From the link, "Chomsky must be absolutely ignorant of the reality that human beings lived in anarchist societies for about two million years before the first state arose about 6,000 years ago. . ." (Black).  That is an interesting point as well.  I never thought about it that way.  Anarchism is not something new but was very common before the formation of the state .  The point makes me think that an anarchist society, in that sense, is the more natural state for humanity.  It seems to me that it could be easily argued that the more tribal communities (indigenous) of the past were much healthier in many ways than the mass poverty created by the state and economic system we have now.

Anyway, thanks, 

0 votes

Currently reading Wobblies and Zapatistas, a conversation between Andrej Grubacic and Staughton Lynd. The book is a bit confusing at times because of its interview form and its many digressions, but gives and overall view of an activists' life and they both reach really interesting points concerning the future of Marxism and anarchism. Pretty accessible and easy to read too, not much academic jargon.

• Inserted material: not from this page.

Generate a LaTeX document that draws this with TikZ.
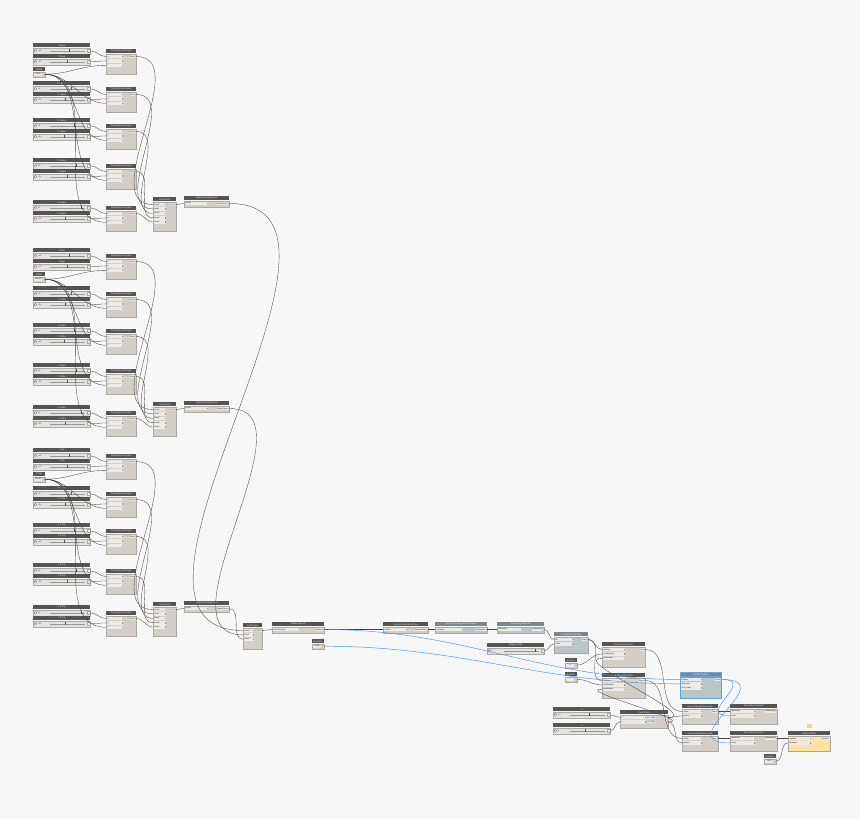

answered Aug 14, 2015 by cyborg (330 points)
–2 votes
"The History of the Rise and Decline of the Roman Empire" by Edward Gibbon is good but daunting. It's split into 12 volumes though. You have to read between the lines but it is a fascinating study of leads to the inevitable collapse of state based societies.

It shows how the social construct of government, the elitists who create plus depend on it and the control mechanisms they employ eventually rot themselves to decay and eventually results in downfall. Rome alone is a terrific example of this.

The book also says religion, Christianity specifically, led to the death of Rome's government to inevitably dying too as religions always do as well as dulling people's ability to think and act properly.

It's in the public domain so it's splattered all over the internet so you'll have no trouble at all getting a copy.

I'll redirect you to a good online edition made possible by Project Gutenberg.

http://www.gutenberg.org/files/25717/25717-h/25717-h.htm

EDIT: Oh, and if you want any suggestions that are shorter reads if you don't feel up for running the reading gauntlet on something that big.

ANOTHER EDIT: Hopefully my answer should be more acceptable. If not, before anyone does, let me know instead of just voting it down again without explaining.
answered Aug 16, 2015 by MrEniena (830 points)
edited Aug 17, 2015 by MrEniena
Okay, am I the only one who read the "about us" section? What exactly have I said wrong to warrant the down voting on this suggestion?

If you're going to downvote, please emote. Correct me if I'm wrong about something as I'm still new to anarchism and need to learn.
i didn't downvote, but if i had it would've been because i am made uncomfortable by talking about inevitability of social constructs.

and separating the "construction" or formation of government from the elite seems odd; surely they're coterminous?

but also, don't take downvotes personally. capitalists do sometimes come on here and screw with the voting.

also people just might not like your answer and not be able to or want to explain.
Good points. I should stop being so thin skinned.

Also good point on the elite. I should make that more clear as it totally slipped my mind. I'll do one final edit.

The books I also know say religion too played a big role in the downfall of Rome's government which too also leads to governments collapsing and being exploited by elitists to maintain their power for as long as possible.